# Material supplied start

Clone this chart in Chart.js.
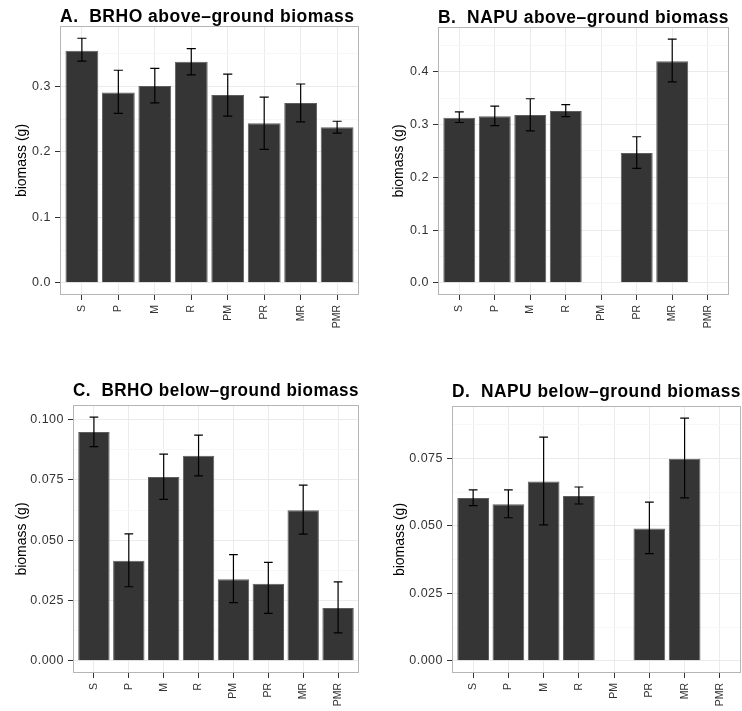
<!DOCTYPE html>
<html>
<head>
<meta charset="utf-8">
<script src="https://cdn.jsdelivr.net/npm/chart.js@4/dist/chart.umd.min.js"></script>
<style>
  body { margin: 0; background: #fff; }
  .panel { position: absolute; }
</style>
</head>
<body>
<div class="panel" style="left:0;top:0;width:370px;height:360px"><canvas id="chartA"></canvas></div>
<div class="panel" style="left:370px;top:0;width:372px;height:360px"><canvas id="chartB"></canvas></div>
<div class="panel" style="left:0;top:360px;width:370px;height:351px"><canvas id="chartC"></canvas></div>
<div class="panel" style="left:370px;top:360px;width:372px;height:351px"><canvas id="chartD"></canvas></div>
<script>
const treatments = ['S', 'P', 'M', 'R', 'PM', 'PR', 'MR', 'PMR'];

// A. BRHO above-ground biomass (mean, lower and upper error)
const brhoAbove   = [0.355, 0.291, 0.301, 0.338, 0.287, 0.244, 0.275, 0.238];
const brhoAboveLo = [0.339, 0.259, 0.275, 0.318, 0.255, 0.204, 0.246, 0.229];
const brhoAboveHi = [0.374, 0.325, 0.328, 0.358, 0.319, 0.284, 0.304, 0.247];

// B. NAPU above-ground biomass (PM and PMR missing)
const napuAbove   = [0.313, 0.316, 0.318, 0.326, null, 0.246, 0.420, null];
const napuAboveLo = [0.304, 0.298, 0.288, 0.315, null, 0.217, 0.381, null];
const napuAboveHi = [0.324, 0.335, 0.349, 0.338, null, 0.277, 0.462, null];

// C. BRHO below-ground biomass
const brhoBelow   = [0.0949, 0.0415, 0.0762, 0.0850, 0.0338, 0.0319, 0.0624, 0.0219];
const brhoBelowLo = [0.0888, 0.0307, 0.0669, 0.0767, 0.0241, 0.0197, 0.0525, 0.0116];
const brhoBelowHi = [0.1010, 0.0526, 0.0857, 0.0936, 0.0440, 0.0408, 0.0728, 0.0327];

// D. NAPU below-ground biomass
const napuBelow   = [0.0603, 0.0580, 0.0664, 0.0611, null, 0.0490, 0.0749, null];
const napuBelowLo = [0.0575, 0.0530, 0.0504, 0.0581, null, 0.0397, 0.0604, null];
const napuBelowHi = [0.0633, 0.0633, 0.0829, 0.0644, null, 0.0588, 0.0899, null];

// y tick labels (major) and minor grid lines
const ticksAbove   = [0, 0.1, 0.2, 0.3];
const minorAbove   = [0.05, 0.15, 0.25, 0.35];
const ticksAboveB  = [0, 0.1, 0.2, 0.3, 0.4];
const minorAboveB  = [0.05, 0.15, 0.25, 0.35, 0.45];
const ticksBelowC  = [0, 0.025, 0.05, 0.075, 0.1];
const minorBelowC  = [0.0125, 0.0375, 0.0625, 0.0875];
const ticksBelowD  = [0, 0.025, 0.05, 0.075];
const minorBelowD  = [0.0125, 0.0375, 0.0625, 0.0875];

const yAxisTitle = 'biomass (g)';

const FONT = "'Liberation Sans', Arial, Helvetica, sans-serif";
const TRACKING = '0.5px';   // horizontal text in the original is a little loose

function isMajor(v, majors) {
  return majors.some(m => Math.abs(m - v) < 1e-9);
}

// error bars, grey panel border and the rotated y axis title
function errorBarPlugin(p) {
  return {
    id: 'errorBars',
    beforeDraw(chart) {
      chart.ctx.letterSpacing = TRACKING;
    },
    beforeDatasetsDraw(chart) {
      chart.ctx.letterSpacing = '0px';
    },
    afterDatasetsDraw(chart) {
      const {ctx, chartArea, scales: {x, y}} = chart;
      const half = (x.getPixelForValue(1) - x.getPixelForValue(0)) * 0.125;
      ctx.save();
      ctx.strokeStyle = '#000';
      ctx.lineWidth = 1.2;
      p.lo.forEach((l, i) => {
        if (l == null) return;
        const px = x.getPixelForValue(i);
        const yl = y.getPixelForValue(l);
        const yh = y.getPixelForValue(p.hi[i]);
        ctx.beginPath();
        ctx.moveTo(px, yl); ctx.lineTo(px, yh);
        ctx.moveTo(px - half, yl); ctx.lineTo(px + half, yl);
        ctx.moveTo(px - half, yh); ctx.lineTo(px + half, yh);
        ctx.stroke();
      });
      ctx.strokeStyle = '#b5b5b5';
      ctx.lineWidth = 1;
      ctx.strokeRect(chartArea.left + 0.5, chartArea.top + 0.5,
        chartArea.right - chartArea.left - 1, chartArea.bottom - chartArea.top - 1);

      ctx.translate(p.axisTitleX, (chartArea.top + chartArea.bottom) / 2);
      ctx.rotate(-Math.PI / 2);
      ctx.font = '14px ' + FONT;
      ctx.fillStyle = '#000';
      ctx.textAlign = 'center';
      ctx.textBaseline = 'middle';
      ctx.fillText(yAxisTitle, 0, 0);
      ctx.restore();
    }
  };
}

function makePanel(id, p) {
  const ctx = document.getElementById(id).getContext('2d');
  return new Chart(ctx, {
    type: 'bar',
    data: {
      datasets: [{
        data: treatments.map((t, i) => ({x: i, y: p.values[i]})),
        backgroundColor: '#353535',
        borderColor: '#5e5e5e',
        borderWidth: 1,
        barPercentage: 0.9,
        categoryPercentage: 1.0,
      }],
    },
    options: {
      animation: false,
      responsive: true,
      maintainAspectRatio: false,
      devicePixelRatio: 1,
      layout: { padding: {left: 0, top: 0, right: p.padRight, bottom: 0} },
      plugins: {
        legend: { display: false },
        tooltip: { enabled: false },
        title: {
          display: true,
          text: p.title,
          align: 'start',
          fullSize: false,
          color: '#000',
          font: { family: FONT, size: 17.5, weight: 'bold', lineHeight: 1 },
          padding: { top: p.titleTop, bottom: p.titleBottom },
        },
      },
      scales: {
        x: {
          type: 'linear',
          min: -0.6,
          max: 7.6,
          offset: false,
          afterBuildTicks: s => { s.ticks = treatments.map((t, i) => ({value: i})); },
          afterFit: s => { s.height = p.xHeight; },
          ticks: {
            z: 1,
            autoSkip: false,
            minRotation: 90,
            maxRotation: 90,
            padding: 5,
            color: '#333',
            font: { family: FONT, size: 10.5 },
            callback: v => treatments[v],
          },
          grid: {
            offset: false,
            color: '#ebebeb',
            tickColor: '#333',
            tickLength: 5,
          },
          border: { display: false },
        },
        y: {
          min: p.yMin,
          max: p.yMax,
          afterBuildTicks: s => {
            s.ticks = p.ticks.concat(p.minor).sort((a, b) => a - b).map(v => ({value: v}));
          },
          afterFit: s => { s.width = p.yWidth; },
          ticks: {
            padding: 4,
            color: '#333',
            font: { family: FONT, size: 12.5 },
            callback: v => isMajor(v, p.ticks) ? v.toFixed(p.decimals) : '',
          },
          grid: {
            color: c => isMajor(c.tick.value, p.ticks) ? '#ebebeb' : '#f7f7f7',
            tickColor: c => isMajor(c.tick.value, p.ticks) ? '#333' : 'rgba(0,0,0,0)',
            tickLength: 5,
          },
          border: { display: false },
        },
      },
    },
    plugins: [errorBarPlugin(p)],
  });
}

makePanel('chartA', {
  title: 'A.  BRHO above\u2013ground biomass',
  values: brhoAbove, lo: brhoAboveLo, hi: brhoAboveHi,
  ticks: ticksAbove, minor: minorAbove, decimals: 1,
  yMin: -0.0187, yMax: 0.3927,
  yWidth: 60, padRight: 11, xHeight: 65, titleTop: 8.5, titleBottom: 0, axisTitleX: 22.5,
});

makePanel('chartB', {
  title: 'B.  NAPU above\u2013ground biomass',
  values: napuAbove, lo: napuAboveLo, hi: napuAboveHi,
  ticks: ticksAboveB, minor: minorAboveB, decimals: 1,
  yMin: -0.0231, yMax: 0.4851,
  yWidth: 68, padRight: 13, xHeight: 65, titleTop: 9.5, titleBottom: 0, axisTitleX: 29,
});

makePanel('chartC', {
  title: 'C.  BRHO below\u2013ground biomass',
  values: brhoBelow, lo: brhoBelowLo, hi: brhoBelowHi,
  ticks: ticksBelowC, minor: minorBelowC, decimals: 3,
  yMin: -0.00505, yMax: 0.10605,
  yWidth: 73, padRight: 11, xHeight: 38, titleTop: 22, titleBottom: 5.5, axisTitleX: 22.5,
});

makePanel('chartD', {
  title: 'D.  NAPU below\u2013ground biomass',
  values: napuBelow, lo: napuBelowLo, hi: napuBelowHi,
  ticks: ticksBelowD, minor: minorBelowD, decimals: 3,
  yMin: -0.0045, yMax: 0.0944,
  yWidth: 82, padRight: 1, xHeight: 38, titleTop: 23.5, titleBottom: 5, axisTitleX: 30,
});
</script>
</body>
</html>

# Material supplied end
# Material supplied start

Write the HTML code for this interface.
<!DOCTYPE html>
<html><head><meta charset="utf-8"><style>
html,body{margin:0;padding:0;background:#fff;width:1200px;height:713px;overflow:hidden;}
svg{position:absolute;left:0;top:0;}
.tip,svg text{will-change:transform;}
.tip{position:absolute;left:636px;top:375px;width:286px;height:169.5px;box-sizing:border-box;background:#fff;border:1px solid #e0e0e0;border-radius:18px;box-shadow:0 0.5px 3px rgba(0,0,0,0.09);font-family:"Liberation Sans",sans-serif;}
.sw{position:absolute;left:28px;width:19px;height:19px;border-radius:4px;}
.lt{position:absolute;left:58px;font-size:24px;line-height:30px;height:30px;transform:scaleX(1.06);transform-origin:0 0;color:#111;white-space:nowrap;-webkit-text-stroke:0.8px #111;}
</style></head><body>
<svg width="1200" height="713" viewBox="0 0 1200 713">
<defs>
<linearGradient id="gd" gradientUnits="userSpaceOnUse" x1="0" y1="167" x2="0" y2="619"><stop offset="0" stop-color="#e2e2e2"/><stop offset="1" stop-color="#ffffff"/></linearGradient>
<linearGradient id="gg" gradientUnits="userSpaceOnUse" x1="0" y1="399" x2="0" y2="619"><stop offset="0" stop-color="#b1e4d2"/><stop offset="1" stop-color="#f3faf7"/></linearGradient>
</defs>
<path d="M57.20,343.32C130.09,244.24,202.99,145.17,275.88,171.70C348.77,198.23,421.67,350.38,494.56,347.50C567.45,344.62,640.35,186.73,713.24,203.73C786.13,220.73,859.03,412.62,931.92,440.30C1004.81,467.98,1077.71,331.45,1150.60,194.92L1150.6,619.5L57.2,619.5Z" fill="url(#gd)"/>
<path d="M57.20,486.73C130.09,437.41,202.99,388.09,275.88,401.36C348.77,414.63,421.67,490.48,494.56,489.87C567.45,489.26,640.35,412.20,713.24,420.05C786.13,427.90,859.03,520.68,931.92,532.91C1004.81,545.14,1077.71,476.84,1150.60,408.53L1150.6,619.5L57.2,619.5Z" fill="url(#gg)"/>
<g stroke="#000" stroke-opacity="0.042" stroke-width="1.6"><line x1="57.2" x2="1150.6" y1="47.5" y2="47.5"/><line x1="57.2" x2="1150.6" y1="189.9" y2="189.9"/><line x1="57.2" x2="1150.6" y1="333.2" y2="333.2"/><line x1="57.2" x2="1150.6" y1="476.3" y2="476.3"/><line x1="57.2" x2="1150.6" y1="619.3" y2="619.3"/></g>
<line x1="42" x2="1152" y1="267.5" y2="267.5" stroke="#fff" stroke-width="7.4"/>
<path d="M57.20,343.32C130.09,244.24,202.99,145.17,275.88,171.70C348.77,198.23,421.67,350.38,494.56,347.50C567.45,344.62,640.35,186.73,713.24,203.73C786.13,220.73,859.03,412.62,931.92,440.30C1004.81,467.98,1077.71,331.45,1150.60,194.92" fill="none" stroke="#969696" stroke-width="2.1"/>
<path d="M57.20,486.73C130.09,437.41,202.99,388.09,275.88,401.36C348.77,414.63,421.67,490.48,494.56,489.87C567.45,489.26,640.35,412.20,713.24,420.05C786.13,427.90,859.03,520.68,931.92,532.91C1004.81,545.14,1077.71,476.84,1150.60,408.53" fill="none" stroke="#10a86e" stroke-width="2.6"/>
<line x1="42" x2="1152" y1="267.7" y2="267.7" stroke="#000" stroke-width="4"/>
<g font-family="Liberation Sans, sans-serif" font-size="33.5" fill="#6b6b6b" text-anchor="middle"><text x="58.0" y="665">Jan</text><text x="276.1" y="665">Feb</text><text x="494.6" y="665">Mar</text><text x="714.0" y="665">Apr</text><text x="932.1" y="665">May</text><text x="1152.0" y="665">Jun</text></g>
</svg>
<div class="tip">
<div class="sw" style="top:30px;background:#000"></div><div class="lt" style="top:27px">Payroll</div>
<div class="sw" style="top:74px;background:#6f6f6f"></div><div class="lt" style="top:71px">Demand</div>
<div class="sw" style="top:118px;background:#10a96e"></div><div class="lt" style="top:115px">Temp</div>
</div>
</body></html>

# Material supplied end

• _Your goal_:
Write out the lines from the one containing "Clone this chart in Chart.js." down to the one containing "['S', 'P', 'M', 'R', 'PM', 'PR', 'MR', 'PMR'];", both included, exactly as they appear. Leave out any pictures.

• _Answer for the task_:
Clone this chart in Chart.js.
<!DOCTYPE html>
<html>
<head>
<meta charset="utf-8">
<script src="https://cdn.jsdelivr.net/npm/chart.js@4/dist/chart.umd.min.js"></script>
<style>
  body { margin: 0; background: #fff; }
  .panel { position: absolute; }
</style>
</head>
<body>
<div class="panel" style="left:0;top:0;width:370px;height:360px"><canvas id="chartA"></canvas></div>
<div class="panel" style="left:370px;top:0;width:372px;height:360px"><canvas id="chartB"></canvas></div>
<div class="panel" style="left:0;top:360px;width:370px;height:351px"><canvas id="chartC"></canvas></div>
<div class="panel" style="left:370px;top:360px;width:372px;height:351px"><canvas id="chartD"></canvas></div>
<script>
const treatments = ['S', 'P', 'M', 'R', 'PM', 'PR', 'MR', 'PMR'];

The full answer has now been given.